1. The purpose of feed.  Growing up, we’d use feed as bait to bring the horses off the pasture, a reward after a good ride (after properly cooling out of course) or on very cold days, but certainly not every day.  Most feeds are designed to provide a horse with the nutrients that hay or pasture alone cannot.  Many people think of feed as simply providing ‘energy’ which, many of them do.   When it comes to feed, you generally get what you pay for, so very often, the less expensive feeds are designed to provide the minimum amount of nutrition.  That’s why it’s important that you select the right feed for your horse so that they are getting the balance of nutrients that fit their needs, be it energy, biotin or high quality proteins, fed consistently.  Once you find the right nutrition for you horse, you might be amazed at how good they look and how happy they seem.

2. Paying more for feed can save money in the long run.  I used to feed an inexpensive sweet mix to my horse and spent my money on supplements to provide what the feed didn’t, as opposed to feeding her a fully fortified feed.   For the most part, a high quality, fortified feed that is fed at the right amount removes the need for most supplements and, you might be surprised to find it can be cheaper.  There are a few exceptions where it is either illegal or extremely difficult to include specific nutrients in a feed, such as joint support (it is against the law to include any ingredient that is considered a drug in horse feed).   In those instances, it does make sense to add a supplement to provide what the feed can not.

3. Feeding directions do make a difference.  Feeding directions matter because most feeds are formulated to provide a specific concentration of nutrients based on the pounds (not scoops) that are fed, which is a ratio of your horse’s weight.  In order to feed at the recommended levels, you need to know how much your horse weighs and how much your feed weighs.   Growing up, we just fed a ‘scoop’ regardless of the horse or feed.  Taking this approach will often mean under or over feeding your horse. If you start to feed at the recommended feeding levels and notice your horse not being in ideal body condition, perhaps it’s time to re-evaluate whether you’re feeding the right feed.

4. Those extras actually do count for something.  I used to think that some of the extra ‘stuff’ that was provided in a fully fortified feed was just foo-foo dust or tag dressing. One of my biggest ‘ah ha’ moments came when I realized that (at least with Nutrena feeds) it’s not just adding another line to the guaranteed nutrients tag; it’s really providing a benefit to the horse.  I saw it when I switched my horses away from a local mill sweet mix.  The little things that are added do make a visible improvement in hoof quality, hair coat and even muscling.

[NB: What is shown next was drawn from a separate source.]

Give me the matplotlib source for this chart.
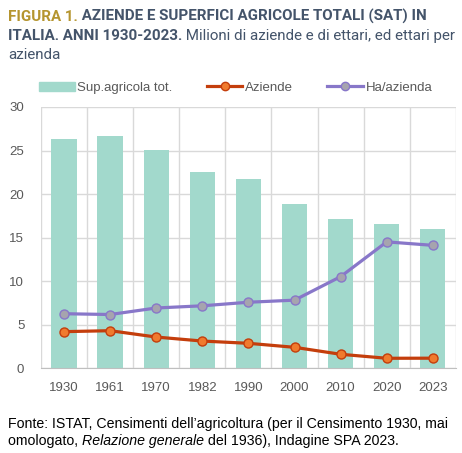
import numpy as np
import matplotlib
matplotlib.use("Agg")
import matplotlib.pyplot as plt
from matplotlib.lines import Line2D
from matplotlib.patches import Patch

years = ["1930", "1961", "1970", "1982", "1990", "2000", "2010", "2020", "2023"]
sup_agricola = [26.3, 26.7, 25.1, 22.5, 21.7, 18.8, 17.1, 16.5, 16.0]
aziende = [4.18, 4.29, 3.56, 3.10, 2.84, 2.38, 1.58, 1.12, 1.13]
ha_azienda = [6.24, 6.15, 6.90, 7.15, 7.56, 7.80, 10.5, 14.5, 14.1]

BAR = "#a2d9cc"
AZ_LINE, AZ_FACE = "#c43e0c", "#f07b2e"
HA_LINE, HA_FACE = "#8877c9", "#a6a4ae"
GRID = "#d9d9d9"
TICK = "#595959"
GOLD = "#b5952f"
DARK = "#44546a"

plt.rcParams["font.family"] = ["Liberation Sans", "DejaVu Sans"]
TITLE_FONT = ["Roboto", "Liberation Sans", "DejaVu Sans"]

fig = plt.figure(figsize=(4.62, 4.53), dpi=100)
ax = fig.add_axes([0.0887, 0.1876, 0.898, 0.5762])

x = np.arange(len(years))
ax.bar(x, sup_agricola, width=0.55, color=BAR, zorder=2)
ax.plot(x, aziende, "-o", color=AZ_LINE, lw=2.3, ms=6.5, mfc=AZ_FACE,
        mec=AZ_LINE, mew=1.0, zorder=3)
ax.plot(x, ha_azienda, "-o", color=HA_LINE, lw=2.3, ms=6.5, mfc=HA_FACE,
        mec=HA_LINE, mew=1.0, zorder=3)

ax.set_xlim(-0.5, len(years) - 0.5)
ax.set_ylim(0, 30)
ax.set_yticks(range(0, 31, 5))
ax.set_xticks(x)
ax.set_xticklabels(years)
ax.set_xticks(np.arange(-0.5, len(years), 1.0), minor=True)
ax.grid(axis="y", color=GRID, lw=1.0, zorder=0)
ax.grid(axis="x", which="minor", color=GRID, lw=1.0, zorder=0)
ax.tick_params(which="both", length=0, colors=TICK, labelsize=9.5)
ax.tick_params(axis="x", pad=10)
ax.tick_params(axis="y", pad=12)
for s in ["top", "right", "left"]:
    ax.spines[s].set_visible(False)
ax.spines["bottom"].set_color("#bfbfbf")

handles = [
    Patch(color=BAR),
    Line2D([], [], color=AZ_LINE, lw=2.3, marker="o", ms=6, mfc=AZ_FACE, mec=AZ_LINE),
    Line2D([], [], color=HA_LINE, lw=2.3, marker="o", ms=6, mfc=HA_FACE, mec=HA_LINE),
]
leg = fig.legend(handles, ["Sup.agricola tot.", "Aziende", "Ha/azienda"],
                 loc="center", bbox_to_anchor=(0.51, 0.806), ncol=3, frameon=False,
                 fontsize=9.5, handlelength=2.7, handletextpad=0.2, columnspacing=2.6)
for t in leg.get_texts():
    t.set_color(TICK)

fig.canvas.draw()
r = fig.canvas.get_renderer()


def line(pieces, x0, y, size, family=None, draw=True):
    xp = x0
    for txt, col, weight, st in pieces:
        t = fig.text(xp / 462, 1 - y / 453, txt, color=col, fontsize=size,
                     fontweight=weight, style=st, va="baseline", ha="left",
                     family=family)
        xp += t.get_window_extent(renderer=r).width
        if not draw:
            t.remove()
    return xp - x0


title1 = [("FIGURA 1.", GOLD, "bold", "normal"),
          (" AZIENDE E SUPERFICI AGRICOLE TOTALI (SAT) IN", DARK, "bold", "normal")]
title2 = [("ITALIA. ANNI 1930-2023.", DARK, "bold", "normal"),
          (" Milioni di aziende e di ettari, ed ettari per", DARK, "normal", "normal")]
# pick the size so both lines fit inside the figure width
w1 = line(title1, 8, 21, 12, TITLE_FONT, draw=False)
w2 = line(title2, 8, 40, 12, TITLE_FONT, draw=False)
ts = 12 * min(444 / w1, 446 / w2)
line(title1, 8, 21, ts, TITLE_FONT)
line(title2, 8, 40, ts, TITLE_FONT)
line([("azienda", DARK, "normal", "normal")], 8, 59, ts, TITLE_FONT)

foot1 = [("Fonte: ISTAT, Censimenti dell\u2019agricoltura (per il Censimento 1930, mai",
          "black", "normal", "normal")]
foot2 = [("omologato, ", "black", "normal", "normal"),
         ("Relazione generale", "black", "normal", "italic"),
         (" del 1936), Indagine SPA 2023.", "black", "normal", "normal")]
fs = 10 * 439 / line(foot1, 8, 428, 10, draw=False)
line(foot1, 8, 428, fs)
line(foot2, 8, 445, fs)

fig.savefig("out.png", dpi=100)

5. Knowing your horse is the best way to feed him.  Horses are individuals; as a rider, that is evident.  However, I used to think that when it came to nutrition, there was very little variation.  How wrong I was!  Unlike production animals, humans have been selectively breeding horses for attributes other than feed efficiency.  Therefore, the general horse population has a wide range of nutrition needs from the easy keeper to the hard keeper and everything in between.  Staying closely tuned into your horse, changes in his performance, attitude and body condition score throughout the year and how he reacts to his feed and forage is all part of managing him as an individual.  When his job changes (increase or decrease in workload) or he reaches the next life stage, it’s important to reevaluate his feeding program to provide him what he needs.

I have learned so much about nutrition and management during my time as an employee of a feed company.  My assumptions have been challenged.  My knowledge expanded.  Thanks to scientific research, my horses now enjoy an improved level of nutrition, performance and appearance, and so can yours!